What is Kratom 

What is Kratom

Kratom (Mitragyna speciosa) is a medical remedy, derived from a large tree, originating from the South-East Asia and belonging to the Rubiaceae family. It was first described by Dutch colonial researcher Pieter Korthals. This species botanically belongs to and biochemically similar to such plants as Corynanthe, Cinchona, and Uncaria. Kratom is in the same family as the coffee tree and psychoactive plant Psychotria viridis. Other Mitragyna species are used in Africa as medicines and as timber.
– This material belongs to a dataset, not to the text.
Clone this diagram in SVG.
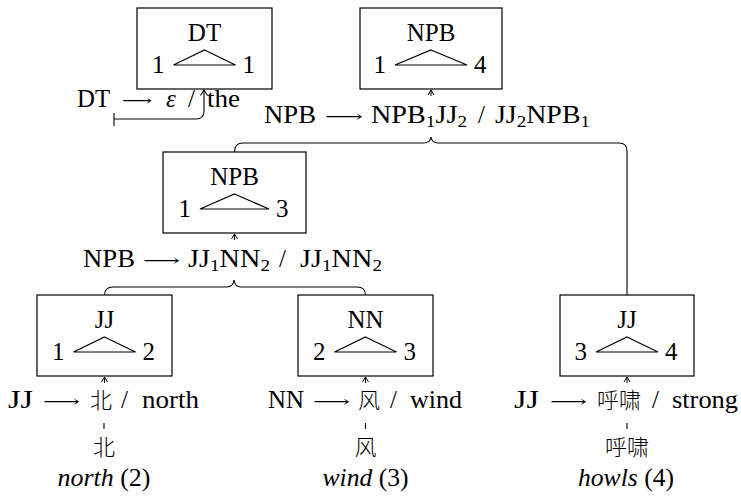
<svg xmlns="http://www.w3.org/2000/svg" width="741" height="499" viewBox="0 0 741 499">
<style>
.box{fill:none;stroke:#000;stroke-width:1.2}
.tri{fill:none;stroke:#000;stroke-width:1.2;stroke-linejoin:miter}
.t{font-family:"Liberation Serif",serif;font-size:25px;fill:#000}
.it{font-style:italic}
.sub{font-size:17px}
.cjk{font-family:"Noto Sans CJK SC","Noto Sans CJK TC",sans-serif;font-size:22px;font-weight:300;fill:#000}
.arr{font-family:"DejaVu Serif","DejaVu Sans",sans-serif;font-size:16px;fill:#000}
.conn{fill:none;stroke:#000;stroke-width:1.1}
.mid{text-anchor:middle}
.end{text-anchor:end}
</style>
<defs>
<path id="tip" d="M-3,5 L0,0 L3,5 M0,0 V6" fill="none" stroke="#000" stroke-width="1"/>
</defs>

<!-- nodes: boxes -->
<g id="box-dt">
<rect class="box" x="137" y="8" width="135" height="81"/>
<text class="t mid" x="204.5" y="41">DT</text>
<path class="tri" d="M204.5,50 L235.5,65 H173.5 Z"/>
<text class="t end" x="164.5" y="73">1</text>
<text class="t" x="242.5" y="73">1</text>
</g>
<g id="box-npb-top">
<rect class="box" x="360" y="8" width="142" height="81"/>
<text class="t mid" x="431" y="41">NPB</text>
<path class="tri" d="M431,50 L467,65 H395 Z"/>
<text class="t end" x="386" y="73">1</text>
<text class="t" x="474" y="73">4</text>
</g>
<g id="box-npb-mid">
<rect class="box" x="163" y="152" width="143" height="81"/>
<text class="t mid" x="234.5" y="185">NPB</text>
<path class="tri" d="M234.5,194 L269,209 H200 Z"/>
<text class="t end" x="191" y="217">1</text>
<text class="t" x="276" y="217">3</text>
</g>
<g id="box-jj-left">
<rect class="box" x="37" y="295" width="135" height="81"/>
<text class="t mid" x="104.5" y="328">JJ</text>
<path class="tri" d="M104.5,337 L135.5,352 H73.5 Z"/>
<text class="t end" x="64.5" y="360">1</text>
<text class="t" x="142.5" y="360">2</text>
</g>
<g id="box-nn">
<rect class="box" x="298" y="295" width="135" height="81"/>
<text class="t mid" x="365.5" y="328">NN</text>
<path class="tri" d="M365.5,337 L396.5,352 H334.5 Z"/>
<text class="t end" x="325.5" y="360">2</text>
<text class="t" x="403.5" y="360">3</text>
</g>
<g id="box-jj-right">
<rect class="box" x="560" y="295" width="134" height="81"/>
<text class="t mid" x="627" y="328">JJ</text>
<path class="tri" d="M627,337 L658,352 H596 Z"/>
<text class="t end" x="587" y="360">3</text>
<text class="t" x="665" y="360">4</text>
</g>

<!-- nodes: rules -->
<g id="rule-dt">
<text class="t" x="77" y="107" textLength="33" lengthAdjust="spacingAndGlyphs">DT</text>
<text class="arr" x="122" y="106" textLength="30" lengthAdjust="spacingAndGlyphs">⟶</text>
<text class="t it" x="166" y="107">ε</text>
<text class="t" x="188" y="107">/</text>
<text class="t" x="207" y="107" textLength="33" lengthAdjust="spacingAndGlyphs">the</text>
</g>
<g id="rule-npb-top">
<text class="t" x="264" y="123" textLength="52" lengthAdjust="spacingAndGlyphs">NPB</text>
<text class="arr" x="325" y="122" textLength="38" lengthAdjust="spacingAndGlyphs">⟶</text>
<text class="t" x="371" y="123" textLength="96" lengthAdjust="spacingAndGlyphs">NPB<tspan class="sub" dy="4">1</tspan><tspan dy="-4">JJ</tspan><tspan class="sub" dy="4">2</tspan></text>
<text class="t" x="478" y="123">/</text>
<text class="t" x="495" y="123" textLength="95" lengthAdjust="spacingAndGlyphs">JJ<tspan class="sub" dy="4">2</tspan><tspan dy="-4">NPB</tspan><tspan class="sub" dy="4">1</tspan></text>
</g>
<g id="rule-npb-mid">
<text class="t" x="83" y="267" textLength="52" lengthAdjust="spacingAndGlyphs">NPB</text>
<text class="arr" x="143" y="266" textLength="37" lengthAdjust="spacingAndGlyphs">⟶</text>
<text class="t" x="188" y="267" textLength="82" lengthAdjust="spacingAndGlyphs">JJ<tspan class="sub" dy="4">1</tspan><tspan dy="-4">NN</tspan><tspan class="sub" dy="4">2</tspan></text>
<text class="t" x="279" y="267">/</text>
<text class="t" x="300" y="267" textLength="82" lengthAdjust="spacingAndGlyphs">JJ<tspan class="sub" dy="4">1</tspan><tspan dy="-4">NN</tspan><tspan class="sub" dy="4">2</tspan></text>
</g>
<g id="rule-jj-left">
<text class="t" x="8" y="408" textLength="25" lengthAdjust="spacingAndGlyphs">JJ</text>
<text class="arr" x="43" y="407" textLength="37" lengthAdjust="spacingAndGlyphs">⟶</text>
<text class="cjk" x="90" y="408">北</text>
<text class="t" x="121" y="408">/</text>
<text class="t" x="142" y="408" textLength="57" lengthAdjust="spacingAndGlyphs">north</text>
</g>
<g id="rule-nn">
<text class="t" x="268" y="408" textLength="36" lengthAdjust="spacingAndGlyphs">NN</text>
<text class="arr" x="313" y="407" textLength="37" lengthAdjust="spacingAndGlyphs">⟶</text>
<text class="cjk" x="358" y="408">风</text>
<text class="t" x="390" y="408">/</text>
<text class="t" x="410" y="408" textLength="52" lengthAdjust="spacingAndGlyphs">wind</text>
</g>
<g id="rule-jj-right">
<text class="t" x="514" y="408" textLength="25" lengthAdjust="spacingAndGlyphs">JJ</text>
<text class="arr" x="550" y="407" textLength="37" lengthAdjust="spacingAndGlyphs">⟶</text>
<text class="cjk" x="597" y="408">呼啸</text>
<text class="t" x="652" y="408">/</text>
<text class="t" x="672" y="408" textLength="66" lengthAdjust="spacingAndGlyphs">strong</text>
</g>

<!-- nodes: words -->
<g id="word-bei">
<text class="cjk mid" x="104" y="455">北</text>
<text class="t mid" x="104" y="486" textLength="93" lengthAdjust="spacingAndGlyphs"><tspan class="it">north</tspan> (2)</text>
</g>
<g id="word-feng">
<text class="cjk mid" x="365.5" y="455">风</text>
<text class="t mid" x="365.5" y="486" textLength="86" lengthAdjust="spacingAndGlyphs"><tspan class="it">wind</tspan> (3)</text>
</g>
<g id="word-huxiao">
<text class="cjk mid" x="627" y="455">呼啸</text>
<text class="t mid" x="626" y="486" textLength="96" lengthAdjust="spacingAndGlyphs"><tspan class="it">howls</tspan> (4)</text>
</g>

<!-- connectors -->
<g id="connectors">
<use href="#tip" x="431" y="90"/>
<use href="#tip" x="234.5" y="234"/>
<use href="#tip" x="104.5" y="377"/>
<use href="#tip" x="365.5" y="377"/>
<use href="#tip" x="627" y="377"/>
<path class="conn" d="M114,113 V126 M114,119 H196 Q204,119 204,111 V91"/>
<path class="conn" d="M200.5,95.5 L204,90 L207.5,95.5"/>
<path class="conn" d="M234.5,152 Q234.5,143 243,143 H424 Q430,143 431,137 Q432,143 438,143 H619 Q627,143 627,151 V295"/>
<path class="conn" d="M104.5,295 Q104.5,287 113,287 H227 Q233,287 234,280 Q235,287 241,287 H357 Q365.5,287 365.5,295"/>
<path class="conn" d="M104,423 V429 M365.5,423 V429 M627,423 V429"/>
</g>
</svg>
Kratom is a well recognized psychoactive substance in the region of its origin, it is also quite well known in other parts of the world. In the South-East Asia, fresh leaves are chewed (usually, on a regular basis) by workers to achieve stimulating effect. In other regions, dried leaves are brewed or extracted with water, which is evaporated to resin that can be consumed. Kratom can sometimes smoked: this method may produce some effect, however it’s much less noticeable compared to other use methods.

Kratom contains many alkaloids, including Mitragynine that was previously considered its main active ingredient and 7-Hydroxymitragynine (7-OHM) that is currently deemed as the most likely main active ingredient. Even though Mitragynine structurally resembles Yohimbine and Tryptamines, its pharmacology is quite different: it acts as a strong μ-opioid receptors (MOR) agonist. According to the unverified data, the substance has stimulating properties similar to those of Yohimbine. Kratom users report stimulating properties rather than sedative. Kratom also contains alkaloids that are found in Uncaria tomentosa (cat’s claw) and that act as strong stimulators of the immune system and decrease blood pressure. Furthermore, Kratom contains epicatechin, a strong antioxidant found in dark chocolate and similar to EGCG, responsible for the benefits of green tea. Other alkaloids contained in Kratom include: Raubasine (best known as Rauwolfia serpentina) and some other alkaloids found in Yohimbe, such as Corynantheidine.

Kratom has a high potential for medical use as, for example, a safer and cheaper alternative of Methadone, as well as a source of substances with a wide range of benefits.

Kratom can be used as is: in Thailand fresh leaves are normally chewed (after removing the central leaf vein). To avoid constipation, salt is added to the fresh leaves.
Moreover, Kratom can be prepared as an infusion: the leaves are boiled in water, then the liquid is evaporated, and the remaining paste-like residue is collected and shaped into small balls, which can be swallowed or steeped as tea.

Kratom pharmacology is similar to other substances, such as opiates and Yohimbine. However, the comparison with opiates only makes sense when Kratom is used in doses high enough to produce the proportionate effects. Kratom is capable of relieving the withdrawal symptoms caused by morphine-like opiates, as it contains strong opioid agonists. But when Kratom is taken in such doses it may cause constipations. The analgesic effect of Kratom is similar to the analgesic effect of the opioids. Additionally, Kratom may lead to the inability to focus the eyesight, and this effect is sometimes described as unpleasant. It has to be mentioned that according to certain data its analgesic properties are 17 times stronger than morphine. Kratom also has hyperstimulating properties resembling Yohimbe and immunostimulating properties resembling Uncaria. The effects of Kratom use are described as comperatively short-term, usually fading away within two hours after administration.